Встаньте те, кто сейчас водку пьет и поет,
Встаньте, все вы, и выпейте стоя!
Наш ракетный подводный, наш атомный флот
Отдает честь погибшим героям!
* * *
Несмотря на множество публикаций о «Курске», многие подвиги курян почему-то до сих пор остались вне внимания общественности. На своем боевом посту остался весь расчет боевой смены пульта главной энергетической установки. Никто из них даже не предпринял попытки оставить свой боевой пост. Даже погибая, они исполнили свой долг и остановили реактор. Об этом стало известно после подъема «Курска». До сих пор не оценен по достоинству, на мой взгляд, и подвиг капитан-лейтенанта Рашида Аряпова. Именно он успел задраить переборку в 6-й отсек, выполнить целый ряд мероприятий по обеспечению безопасности ядерного реактора (причем часть из них даже не предусмотренных инструкциями!), организовать грамотную эвакуацию личного состава в кормовой 9-й отсек. Возможно, что именно Аряпов и возглавил оставшихся в живых подводников в кормовом отсеке.

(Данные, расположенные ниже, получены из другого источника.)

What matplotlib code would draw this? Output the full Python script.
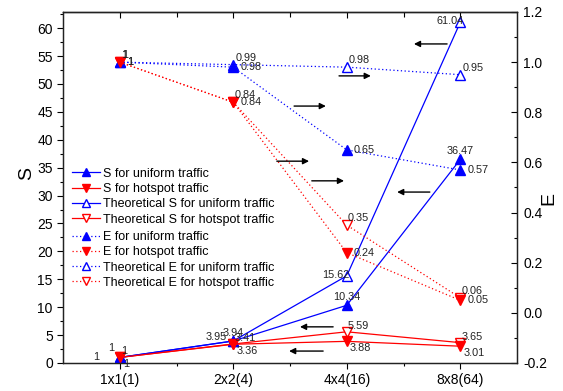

Помнить об этих подвигах мы просто обязаны!
Наверное, никогда еще в истории нашего флота внимание всей страны не было так надолго приковано к одному из отсеков подводной лодки. Ныне о 9-м отсеке «Курска» в России знает каждый. С ним, с этим отсеком, связывали мы свои надежды во время спасательной операции в августе 2000 года. За него молились, в него верили как в некий оберег, который должен спасти попавших в подводный плен ребят. 9-й отсек, надеялись мы, ответит на все вопросы относительно развития событий на аварийной лодке, вопросы о тайне происшедшей с ней катастрофы.
О 9-м отсеке у нас писалось и говорилось так много и часто, что мне порой кажется: сегодня в 9-м отсеке находится сама Россия. Задыхаясь от нехватки кислорода, в холоде и огне, понимая, что помощи ждать не от кого, она все равно продолжает упорно бороться за спасение, свято веруя, что одолеет все трудности и снова увидит солнце в небе…
Что ж, как показало время, внимание к 9-му отсеку было закономерным, ибо именно ему было суждено вписать последнюю и самую страшную страницу в историю трагедии «Курска».
…Уже напечатав название этой главы, я долго затем раздумывал, писать мне ее или не писать. Может быть, лучше ограничиться несколькими фразами, потому что если писать, то получится, пожалуй, самая тяжелая часть в книге? Ее, вероятно, будет трудно и больно читать всем нам, не говоря уже о родственниках и близких погибших подводников. Но, с другой стороны, работая над книгой, я хотел лишь одного — рассказать правду о «Курске», какой бы тяжелой она ни была. Так останавливаться ли теперь на полпути? Говорить все или кое-что оставить за скобками? После долгих раздумий, я выбрал первое. А потому заранее прошу прощения за те строки, где будет сказана, возможно, слишком страшная правда о 9-м отсеке.